[START OF Supplied material]
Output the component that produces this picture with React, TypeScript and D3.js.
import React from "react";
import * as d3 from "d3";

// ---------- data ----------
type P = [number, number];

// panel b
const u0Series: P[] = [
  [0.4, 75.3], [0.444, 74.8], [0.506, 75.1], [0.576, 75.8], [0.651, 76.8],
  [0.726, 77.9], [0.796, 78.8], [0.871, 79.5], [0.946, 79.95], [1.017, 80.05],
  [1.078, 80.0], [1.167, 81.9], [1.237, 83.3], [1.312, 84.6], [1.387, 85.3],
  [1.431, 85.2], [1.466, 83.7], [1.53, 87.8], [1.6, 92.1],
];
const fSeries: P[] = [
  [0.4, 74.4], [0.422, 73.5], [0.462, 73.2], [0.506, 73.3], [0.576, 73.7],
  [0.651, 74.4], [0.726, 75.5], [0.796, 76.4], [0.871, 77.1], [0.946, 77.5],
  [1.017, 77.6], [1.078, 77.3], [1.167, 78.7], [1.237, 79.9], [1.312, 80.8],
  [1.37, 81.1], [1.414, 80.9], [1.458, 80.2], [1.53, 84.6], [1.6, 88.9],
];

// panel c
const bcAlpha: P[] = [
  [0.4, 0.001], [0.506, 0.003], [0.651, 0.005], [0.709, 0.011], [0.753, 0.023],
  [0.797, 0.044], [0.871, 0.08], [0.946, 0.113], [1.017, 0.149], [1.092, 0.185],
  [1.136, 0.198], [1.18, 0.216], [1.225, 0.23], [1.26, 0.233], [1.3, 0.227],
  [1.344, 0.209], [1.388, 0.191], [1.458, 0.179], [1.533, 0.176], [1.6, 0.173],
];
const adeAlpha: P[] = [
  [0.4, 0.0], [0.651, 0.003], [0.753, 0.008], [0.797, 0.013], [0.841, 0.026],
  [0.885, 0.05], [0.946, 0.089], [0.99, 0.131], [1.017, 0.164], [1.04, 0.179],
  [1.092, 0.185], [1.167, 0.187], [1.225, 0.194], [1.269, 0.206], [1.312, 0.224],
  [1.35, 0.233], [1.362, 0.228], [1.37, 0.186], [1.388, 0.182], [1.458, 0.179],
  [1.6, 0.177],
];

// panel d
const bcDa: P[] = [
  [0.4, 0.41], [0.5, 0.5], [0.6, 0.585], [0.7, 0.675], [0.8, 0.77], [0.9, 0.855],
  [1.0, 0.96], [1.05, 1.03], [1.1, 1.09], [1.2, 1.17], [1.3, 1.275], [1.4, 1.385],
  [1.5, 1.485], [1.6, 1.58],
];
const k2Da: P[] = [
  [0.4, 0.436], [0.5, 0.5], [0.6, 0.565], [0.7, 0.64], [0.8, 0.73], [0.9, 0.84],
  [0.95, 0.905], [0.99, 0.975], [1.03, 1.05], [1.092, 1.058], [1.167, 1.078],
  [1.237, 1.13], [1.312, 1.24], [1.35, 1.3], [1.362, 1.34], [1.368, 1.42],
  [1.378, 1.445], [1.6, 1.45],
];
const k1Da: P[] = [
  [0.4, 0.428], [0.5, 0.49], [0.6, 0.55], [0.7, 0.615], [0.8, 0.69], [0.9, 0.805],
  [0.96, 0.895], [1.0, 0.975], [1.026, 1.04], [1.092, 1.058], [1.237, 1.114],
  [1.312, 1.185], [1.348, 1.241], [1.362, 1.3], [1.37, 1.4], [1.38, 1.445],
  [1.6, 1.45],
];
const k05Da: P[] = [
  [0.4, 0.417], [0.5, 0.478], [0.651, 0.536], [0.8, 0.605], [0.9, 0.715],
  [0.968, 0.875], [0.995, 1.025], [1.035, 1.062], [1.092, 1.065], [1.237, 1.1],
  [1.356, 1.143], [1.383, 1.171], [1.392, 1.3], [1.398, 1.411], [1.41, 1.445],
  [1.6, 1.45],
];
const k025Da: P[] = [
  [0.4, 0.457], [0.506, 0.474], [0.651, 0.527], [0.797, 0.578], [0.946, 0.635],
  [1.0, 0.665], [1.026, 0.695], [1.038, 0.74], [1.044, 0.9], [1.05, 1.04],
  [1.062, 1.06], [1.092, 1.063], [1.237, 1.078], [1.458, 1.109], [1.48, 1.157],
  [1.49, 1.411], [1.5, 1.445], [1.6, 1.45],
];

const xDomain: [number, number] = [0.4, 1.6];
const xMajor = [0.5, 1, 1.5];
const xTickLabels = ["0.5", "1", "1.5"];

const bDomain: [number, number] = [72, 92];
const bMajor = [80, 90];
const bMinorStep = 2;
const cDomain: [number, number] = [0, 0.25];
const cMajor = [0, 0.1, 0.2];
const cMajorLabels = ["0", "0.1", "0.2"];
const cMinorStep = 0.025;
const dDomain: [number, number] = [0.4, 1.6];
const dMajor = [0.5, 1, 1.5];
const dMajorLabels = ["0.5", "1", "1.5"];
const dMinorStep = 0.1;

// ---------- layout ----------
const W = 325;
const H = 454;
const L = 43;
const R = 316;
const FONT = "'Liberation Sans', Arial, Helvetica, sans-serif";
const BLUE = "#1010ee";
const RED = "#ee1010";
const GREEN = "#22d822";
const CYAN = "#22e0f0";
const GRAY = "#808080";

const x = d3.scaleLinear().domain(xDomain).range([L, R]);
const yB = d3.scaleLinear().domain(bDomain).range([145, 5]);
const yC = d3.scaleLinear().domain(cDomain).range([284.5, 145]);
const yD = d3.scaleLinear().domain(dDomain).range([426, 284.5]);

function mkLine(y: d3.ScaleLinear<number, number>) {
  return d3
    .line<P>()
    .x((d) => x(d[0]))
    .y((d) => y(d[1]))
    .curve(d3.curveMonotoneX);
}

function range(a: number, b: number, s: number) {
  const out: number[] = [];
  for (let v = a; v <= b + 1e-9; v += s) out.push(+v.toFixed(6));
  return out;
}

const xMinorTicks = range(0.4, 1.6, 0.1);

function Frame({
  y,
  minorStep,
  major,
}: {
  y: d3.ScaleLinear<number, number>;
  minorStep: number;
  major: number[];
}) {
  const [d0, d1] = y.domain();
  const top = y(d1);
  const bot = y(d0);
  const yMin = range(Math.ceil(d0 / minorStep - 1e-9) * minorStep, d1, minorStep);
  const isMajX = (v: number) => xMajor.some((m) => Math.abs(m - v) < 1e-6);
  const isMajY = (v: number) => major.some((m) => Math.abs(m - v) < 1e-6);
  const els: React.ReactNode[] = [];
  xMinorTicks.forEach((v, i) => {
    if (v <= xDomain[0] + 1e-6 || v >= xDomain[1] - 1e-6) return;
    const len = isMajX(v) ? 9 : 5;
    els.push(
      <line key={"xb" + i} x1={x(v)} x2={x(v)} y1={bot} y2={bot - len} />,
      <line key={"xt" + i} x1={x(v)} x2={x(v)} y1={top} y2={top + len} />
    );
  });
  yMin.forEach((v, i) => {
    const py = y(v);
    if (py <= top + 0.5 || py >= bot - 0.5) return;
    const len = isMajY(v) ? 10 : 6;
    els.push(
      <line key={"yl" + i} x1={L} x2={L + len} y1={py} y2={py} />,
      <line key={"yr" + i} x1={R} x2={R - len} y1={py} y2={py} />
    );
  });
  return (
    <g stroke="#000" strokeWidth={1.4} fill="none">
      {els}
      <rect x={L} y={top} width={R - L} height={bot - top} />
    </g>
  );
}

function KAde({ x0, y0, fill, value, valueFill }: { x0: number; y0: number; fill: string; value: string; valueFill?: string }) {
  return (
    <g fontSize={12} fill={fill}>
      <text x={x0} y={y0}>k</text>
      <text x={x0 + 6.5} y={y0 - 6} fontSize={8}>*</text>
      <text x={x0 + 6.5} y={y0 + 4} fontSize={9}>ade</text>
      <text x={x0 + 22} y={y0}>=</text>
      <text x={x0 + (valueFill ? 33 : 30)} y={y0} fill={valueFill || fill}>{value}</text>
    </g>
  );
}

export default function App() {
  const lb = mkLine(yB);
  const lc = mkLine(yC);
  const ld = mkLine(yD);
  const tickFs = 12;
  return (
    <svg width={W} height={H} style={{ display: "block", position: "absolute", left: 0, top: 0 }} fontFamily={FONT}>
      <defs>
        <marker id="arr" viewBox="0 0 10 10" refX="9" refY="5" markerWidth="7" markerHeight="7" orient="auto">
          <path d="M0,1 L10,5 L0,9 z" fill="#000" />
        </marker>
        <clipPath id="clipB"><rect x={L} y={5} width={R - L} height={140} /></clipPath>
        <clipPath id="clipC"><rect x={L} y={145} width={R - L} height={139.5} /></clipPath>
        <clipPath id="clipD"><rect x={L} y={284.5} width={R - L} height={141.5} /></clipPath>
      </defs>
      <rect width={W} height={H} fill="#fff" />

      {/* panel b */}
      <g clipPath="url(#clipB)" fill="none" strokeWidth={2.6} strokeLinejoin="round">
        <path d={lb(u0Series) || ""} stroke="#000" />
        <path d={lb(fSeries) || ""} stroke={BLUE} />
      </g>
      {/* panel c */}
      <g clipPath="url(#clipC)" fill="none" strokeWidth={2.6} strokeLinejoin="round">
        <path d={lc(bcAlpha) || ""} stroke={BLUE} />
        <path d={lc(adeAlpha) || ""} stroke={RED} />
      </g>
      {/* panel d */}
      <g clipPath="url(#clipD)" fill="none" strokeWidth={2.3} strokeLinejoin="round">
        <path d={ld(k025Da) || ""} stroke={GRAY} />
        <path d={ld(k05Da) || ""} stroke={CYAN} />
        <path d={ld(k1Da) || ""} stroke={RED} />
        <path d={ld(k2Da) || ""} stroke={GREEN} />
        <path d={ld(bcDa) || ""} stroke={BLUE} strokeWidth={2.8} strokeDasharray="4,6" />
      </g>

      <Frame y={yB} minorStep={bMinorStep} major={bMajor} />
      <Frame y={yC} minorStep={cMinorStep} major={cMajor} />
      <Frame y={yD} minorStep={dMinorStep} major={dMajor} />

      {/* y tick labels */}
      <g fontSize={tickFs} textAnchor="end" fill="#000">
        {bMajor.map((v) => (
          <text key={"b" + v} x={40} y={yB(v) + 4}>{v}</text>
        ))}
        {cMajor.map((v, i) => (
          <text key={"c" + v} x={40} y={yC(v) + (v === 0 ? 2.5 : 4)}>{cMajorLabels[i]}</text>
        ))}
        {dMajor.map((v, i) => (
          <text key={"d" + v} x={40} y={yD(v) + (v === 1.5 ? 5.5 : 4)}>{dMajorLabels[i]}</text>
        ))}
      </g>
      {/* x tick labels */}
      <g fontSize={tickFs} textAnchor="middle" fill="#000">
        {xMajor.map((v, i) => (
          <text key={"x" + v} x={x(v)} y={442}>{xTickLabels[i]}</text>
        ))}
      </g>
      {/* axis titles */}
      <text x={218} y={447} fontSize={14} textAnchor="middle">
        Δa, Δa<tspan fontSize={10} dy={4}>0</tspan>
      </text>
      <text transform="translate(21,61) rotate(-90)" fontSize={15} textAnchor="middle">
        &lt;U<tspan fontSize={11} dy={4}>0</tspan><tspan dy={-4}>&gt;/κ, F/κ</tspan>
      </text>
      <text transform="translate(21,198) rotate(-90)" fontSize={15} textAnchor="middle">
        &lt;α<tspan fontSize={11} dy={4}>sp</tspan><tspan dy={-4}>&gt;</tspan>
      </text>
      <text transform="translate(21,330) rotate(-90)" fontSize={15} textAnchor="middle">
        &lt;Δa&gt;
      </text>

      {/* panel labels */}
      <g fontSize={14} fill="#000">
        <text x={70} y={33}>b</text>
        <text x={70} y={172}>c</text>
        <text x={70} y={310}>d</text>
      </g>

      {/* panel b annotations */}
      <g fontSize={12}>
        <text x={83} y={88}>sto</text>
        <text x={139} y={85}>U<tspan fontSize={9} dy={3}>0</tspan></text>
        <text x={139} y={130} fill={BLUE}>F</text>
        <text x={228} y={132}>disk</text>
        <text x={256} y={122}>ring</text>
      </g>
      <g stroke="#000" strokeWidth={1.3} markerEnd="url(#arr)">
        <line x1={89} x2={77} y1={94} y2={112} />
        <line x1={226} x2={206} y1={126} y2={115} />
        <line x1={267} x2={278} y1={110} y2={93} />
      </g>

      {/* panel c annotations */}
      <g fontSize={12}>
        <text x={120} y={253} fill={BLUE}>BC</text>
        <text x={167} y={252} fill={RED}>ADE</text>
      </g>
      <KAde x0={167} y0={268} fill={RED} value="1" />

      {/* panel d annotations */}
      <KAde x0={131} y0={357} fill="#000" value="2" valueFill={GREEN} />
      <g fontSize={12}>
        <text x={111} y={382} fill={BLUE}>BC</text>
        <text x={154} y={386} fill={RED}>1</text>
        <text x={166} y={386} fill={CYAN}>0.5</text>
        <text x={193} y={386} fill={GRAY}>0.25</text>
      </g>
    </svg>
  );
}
[END OF Supplied material]
Challenge:
Copy the lines from the start of the data verbatim, stopping after the line containing "type P = [number, number];".

Finished exercise:
Output the component that produces this picture with React, TypeScript and D3.js.
import React from "react";
import * as d3 from "d3";

// ---------- data ----------
type P = [number, number];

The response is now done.